Внутреннее стеснение не давало мне покоя, когда мы с переводчицей в сопровождении старшей сестры, тоненькой, чистенькой, чувствовалось, волнующейся не меньше нас, Икеды Лусами, шли по длинному коридору в отдаленные недра больницы, поднимались на лифте, переступали порог палаты…
Первое, что привело меня в равновесие, как ни странно, — сама палата, чуточку спертый ее воздух, никелированные кровати, заставленные лекарствами тумбочки, миротворящая тишина — все как в наших больницах и, очевидно, во всех больницах мира: людские боли не имеют различий.
Старшая сестра что-то сказала по-японски, я понял: представила меня. Женщина, самая молодая в палате, сидевшая на кровати с книгой, удивленно подняла на меня глаза, сняв темные очки, — она была похожа на индианку и казалась совершенно здоровой. Вторая, чья кровать стояла у входа, грузно повернулась, посмотрела тоже с некоторым недоумением. И лишь та, что лежала посредине, лежала, что называется, пластом, — нещадно худая, изможденная, с пергаментно желтым лицом, глубокими ямами щек, собранным в старческую щепоть ртом, — было видно, все приняла как должное, и в блеклой глуби утомленных глаз заиграла, как показалось, мудрая, поощряющая улыбка.
И эта сухая морщинистость ее рук, этот мученически-добрый проблеск глаз, ошеломив меня самого, внезапно обернулись — да не заподозрят меня в стандартной рисовке — дорогим образом моей матери, какой я помню ее в дни, когда в тесноте, в духоте московской больницы уходила ее жизнь, а вместе с ней кончались длившиеся годы мучения памяти о невернувшемся с войны сыне, моем старшем брате…
Да, людские страдания одинаковы, с библейских времен одинакова их печать на ликах страждущих.
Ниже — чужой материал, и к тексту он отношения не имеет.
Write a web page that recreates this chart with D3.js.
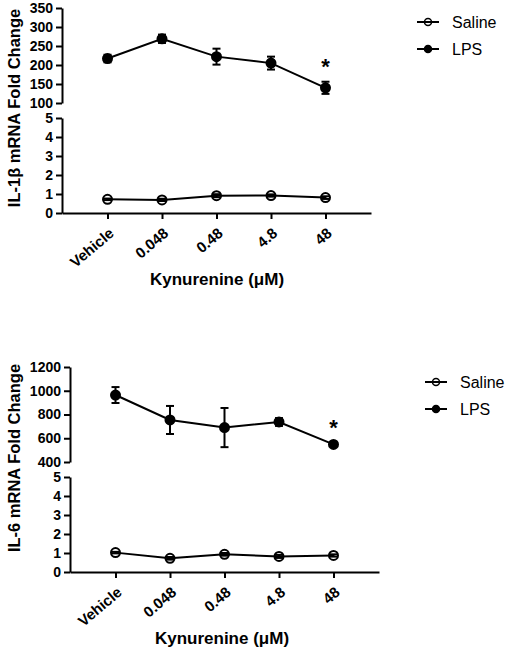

Эта истина, проникшая сюда, в небольшую больничную палату, лишила нашу беседу назойливого репортерского трафарета: как это было, что вы испытали в первое мгновение, какой бы вы хотели видеть жизнь и т. д.? Трудно ли догадаться, что они испытали и какую ношу несут с того августа, да и выпущены книги, где скрупулезно исследуются последствия американского атомного взрыва и помещены шевелящие волосы иллюстрации. Мы говорили о простых будничных, житейских вещах, которые были понятны нам и сближали нас. Мне хотелось хотя бы на эти полчаса отвлечь обитателей палаты от давних и нынешних ужасов.
Но все же в каком-то далеком уголке сознания Сасаки Киоэ, не могшей даже поднять головы, теплилось что-то свое, заветное, ее глаза оживились, изрезанные старческой сеткой губы собрались в трубочку, чтобы выдохнуть одно единственное слово — мир… О, если бы этот тихий выдох проплыл над океанами и материками, коснулся слуха властителей и глав, чиновников и промышленников, генералов и солдат великих держав…
Успеет ли?
Спустя два дня при виде окаймленного траурной лентой женского портрета в сквозняках бетонного подземелья токийского вокзала мне вдруг представилось другое лицо, безмерно истощенное — то ли болезнью, то ли памятью, то ли надеждой…
Но все-таки: как это было?
5
От здания чешского архитектора Яна Летцела с характерным зеленым куполом, где располагался Павильон содействия развитию промышленности префектуры Хиросима, по невообразимой прихоти ударной волны — сто пятьдесят метров от эпицентра взрыва! — все те осталась, разумеется, невероятно изуродованная, центральная часть — изломанный, горелый бетон, искрошенный, с пятнами извести и копоти, кирпич стен, пустые глазницы окон, ржаво железная обрешетка полушария свода…
Когда-то этот дом был так любим хиросимцами, оживлен, у выложенной булыжником набережной, по которой от белого европейского фасада прямо к реке спускались широкие ступени, сновали белые катера.
Теперь остаток былых руин со скелетом купола увековечен под названием, переводимым примерно как Дом атомной бомбы, и он в самом деле, если это слово уместно в данном случае, являет собой классический памятник трагедии и бедствия войны, не подлежащих забвению. Дом атомной бомбы — горькая визитная карточка Хиросимы, ставшая хрестоматийной во всем мире.
На цветных фотографиях отсвечивающих лаком альбомов он бывает как бы подкрашен в желто-розовый цвет и едва ли не входит в обычный поток рекламы. Мне этот дом предстал другим на пустынной, холодной набережной, за чугунной решеткой ограды, за скупой листвой деревьев — черный, бурый, мрачный, как склеп, хранящий вечную тишину погребения… Летит одинокий ворон, садится на ребро купола, замирает, нахохлившись, будто всматривается в темную бездну стен, вспоминает что-то — вороны живут дольше людей.